Point 2
La statue de bronze tombe exactement sous le coups des dispositions de l'article 1704 du Tariff Act de 1922
L'article 1704 du Tariff Act de 1922 stipule que :
"Les peintures originales à l'huile, à l'huile minérale, à l'aquarelle ou autres techniques, les pastels, les dessins originaux et les esquisses à la plume, à l'encre, au crayon ou à l'aquarelle, les eaux-fortes — épreuves d'artistes non encadrées — les gravures et gravures sur bois — non encadrées — les sculptures ou statues originales, dont il n'existe pas plus de deux répliques ou reproductions ; mais les termes de "sculptures" ou de "statues" dans l'acceptation qu'ils revêtent dans cet article doivent être interprétés de manière à inclure uniquement les productions de sculpteurs professionnels, en ronde bosse ou en relief, en bronze, en marbre, en pierre, en terre cuite, en ivoire, en bois ou en métal, qu'elles soient taillées ou sculptées, et en tout cas travaillées à la main dans un bloc massif de marbre, de pierre, d'albâtre, ou dans du métal, ou coulées dans le bronze ou tout autre métal et alliage, ou dans la cire ou le plâtre, réalisées au titre exclusif de productions professionnelles de sculpteurs ; et les mots "peinture", "sculpture" et "statue" dans l'acceptation qu'ils revêtent dans cet article ne doivent pas être interprétés comme incluant les objets utilitaires et pas davantage ceux réalisés en partie ou en totalité avec une matrice ou tout autre procédé mécanique ; et les termes "esquisses", "gravures" et "gravures sur bois" dans l'acception qu'ils revêtent dans cet article doivent être interprétés comme incluant uniquement les œuvres qui résultent d'un procédé d'impression manuelle à partir de plaques ou de blocs entaillés ou gravés avec des outils à main et non à partir de plaques ou de blocs entaillés et gravés avec des procédés photochimiques ou mécaniques."
Pour ressortir à ces dispositions, la pièce à conviction n°1 doit :
a) être une sculpture ou statue originales ;
b) être la production professionnelle d'un sculpteur, en bronze ;
c) avoir été travaillée à la main dans le marbre, la pierre ou tout autre matériau ;
d) et n'avoir pas de fonction utilitaire.

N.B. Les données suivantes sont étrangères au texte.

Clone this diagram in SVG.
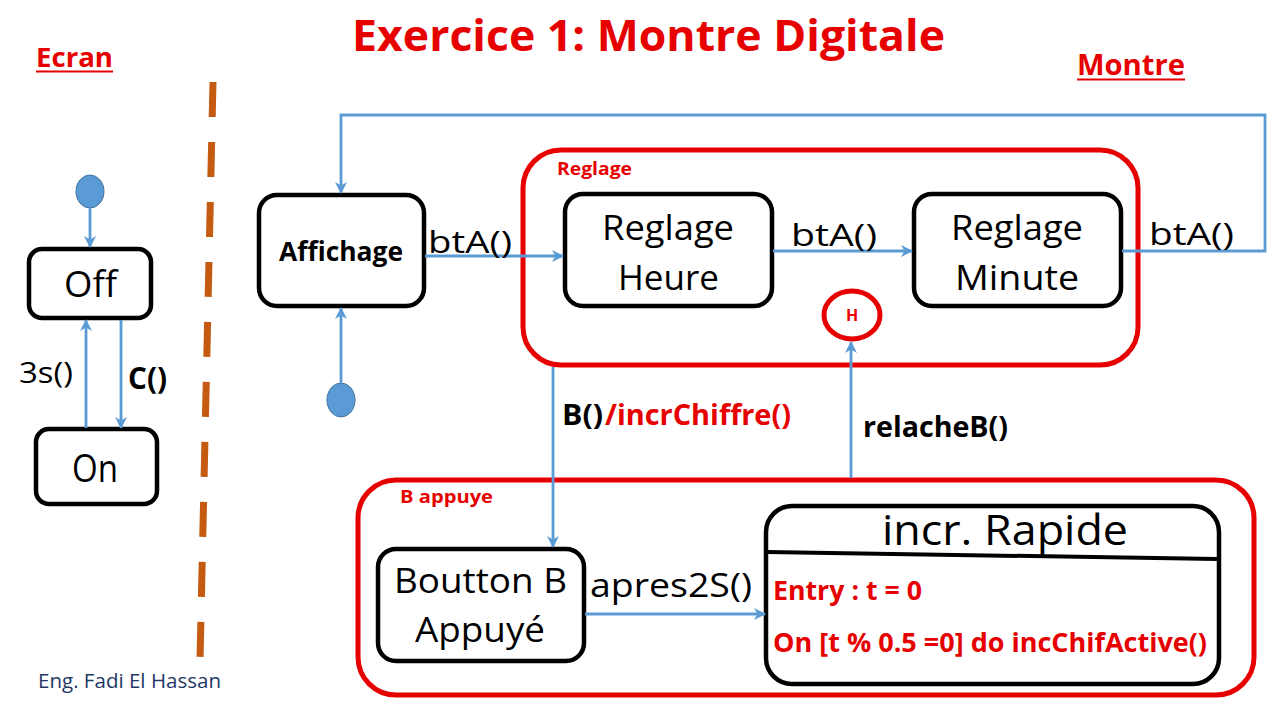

a) Qu'il s'agit d'une sculpture ou statue originale est prouvé par les témoignages de M. Brancusi et de M. Steichen qui a vu de ses yeux M. Brancusi travailler de ses mains à la pièce à conviction n°1, à sa sortie de la fonderie.
b) Qu'il s'agit de la production professionnelle d'un sculpteur est prouvé non seulement par le témoignage de M. Brancusi mais aussi tous les témoins en faveur du demandeur, lesquels ont déclaré que M. Brancusi était un sculpteur de renom bien connu et de réputation mondiale, dont les œuvres sont exposées dans la presque totalité des pays civilisés du globe.
c) Que la pièce à conviction n°1 a été travaillée à la main est prouvé encore une fois par les témoignages de MM. Brancusi et Steichen.
Que le premier état a été moulé dans le plâtre est prouvé par les témoignages de MM. Brancusi et Steichen, que ce moule a été ensuite envoyé à la fonderie d'où est sortie une statue de bronze sous une forme brute, ne présentant pas, aux dires de M. Steichen, la moindre ressemblance avec la pièce à conviction n°1 en son état actuel, mais que grâce à l'habilité artistique de M.Brancusi lui-même, elle est devenue la pièce produite devant la Cour et désignée sous le nom de pièce à conviction n°1.
d) Que la pièce à conviction n°1 n'a pas de fonction utilitaire n'est pas seulement évident à l'observation mais est également confirmé par les témoignages de tous ceux qui ont eu l'occasion d'examiner ladite pièce dans cette Cour.
Sous quelle catégorie donc l'expert des douanes a-t-il pu classer la pièce à conviction n°1 pour justifier l'imposition d'une taxe ? Si ce n'est pas une œuvre d'art, qu'est-ce donc ? Si ce n'est pas l'œuvre d'un artiste, un simple ouvrier aurait-il été capable de produire ce bel objet ?
"Mémoire en faveur de Brancusi" in Brancusi contre États-Unis, un procès historique [1928], trad. Jocelyne de Pass, Paris, Société nouvelle Adam Biro, 1995, p. 102-103.